Archive for January 2012

Please read: A personal appeal from a former Wikipedia editor

17 January 2012
Categories: Wikiality

For the past few months, pages on Wikipedia have been headed by a series of “personal appeals,” with folks ranging from Wikipedia founder Jimmy Wales to random users, all of them shilling for money to support the Wikimedia Foundation.

My appeal, from a former editor with more than 16,000 positive contributions: don’t bother.

I have said it before—Wikipedia is a failure.

Its experiment in community knowledge-gathering is fatally flawed, and I think in the long term it will become yet another Internet graveyard, another of those interesting online concepts that people will look back on and say, “Remember that? It was cool for a while, and then it fell apart, and nobody really misses it now.”

Statistics already show a steady decline in editor activity on Wikipedia, and analysts have myriad theories as to causes. But I think it all comes down to a handful of interconnected problems:

  • A naïve openness that leaves it vulnerable to troublemakers.
  • A model that ignores the possibility that some contributors are more reliable than others.
  • A lack of concerted oversight.

Nobody gives a thought to who might have created or edited any particular article, and yet Wikipedia’s articles carry a pervasive air of authoritativeness—an air that’s taken, if you’re smart, at arm’s length. As much as it aspires to be, Wikipedia is not Academia. And it never can be.

No bylines exist; recognition of an editor’s work is fleeting at best. Unless—you’re an editor who works to defend Wikipedia against the rampant vandalism that occurs continually, and you run afoul of one of the many sociopathic recluses that lurk there. Then you get recognition, of the unwanted kind, and plenty of it. And that’s where Wikipedia utterly fails.

More than once I’ve been the target of attacks by people (and I use the term “people” loosely) whose sole purpose in life appears to be watching the Internet burn. Since Wikipedia was the place that drew these gnats future presidents, I reported the attacks to the Wikipedia administration caste—which resulted in exactly zero attention.

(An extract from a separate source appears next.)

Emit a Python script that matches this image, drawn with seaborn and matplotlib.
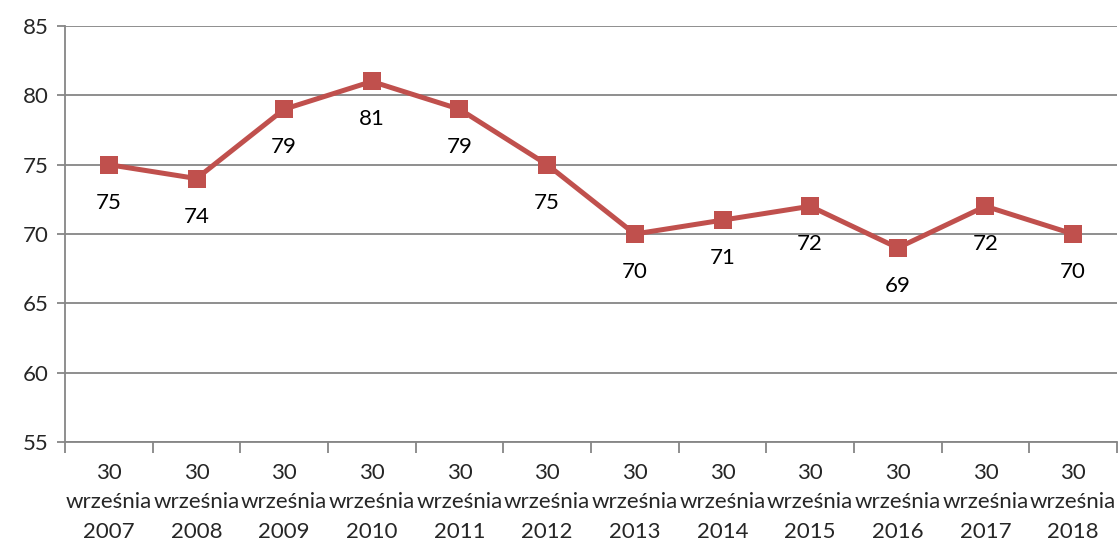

Meanwhile, Wikipedia’s all-volunteer model effectively means that all editing, all policing, all administration is ad-hoc. When these same vandals and mindless pranksters returned to vandalize again, no one was paying enough attention to realize they were the same attackers, operating under new accounts. Editors went through the same nicey-nice, bullshit motions—polite notice, followed by caution, warning, and final warning—before finally blocking the vandals yet again, usually several days and many edits after their return.

Warning these douchebags does not deter them; in fact, that response is just what they want most—recognition and attention, negative though it is. Blocking their IP addresses is only a momentary solution, since for most of them a new IP address is only as far away as their modem’s power switch. They will not be appeased, and if thwarted will find other, extra-wiki (and frankly, illegal) means to cause trouble. I know this for a fact, from first-hand experience.

As a result, I have ceased all activity on Wikipedia, and will never again edit or contribute to it. My personal well-being (as well as my privacy and, I truly believe, my safety) are not worth the risk and grief. I have little doubt that many others have found themselves in a similar situation.

Unless Wikipedia decides to erect some semblance of a velvet rope, with a virtual bouncer checking for editors who are “on the list” by having demonstrated just a modicum of good faith, Wikipedia will suffer more and more from editor burnout and will soon cease to improve; it will stagnate, and the ruiners will win. Maybe they already have.

[Follow-up: This post was picked up by Hacker News on 14 Feb 2012, engendering a lively and interesting discussion.]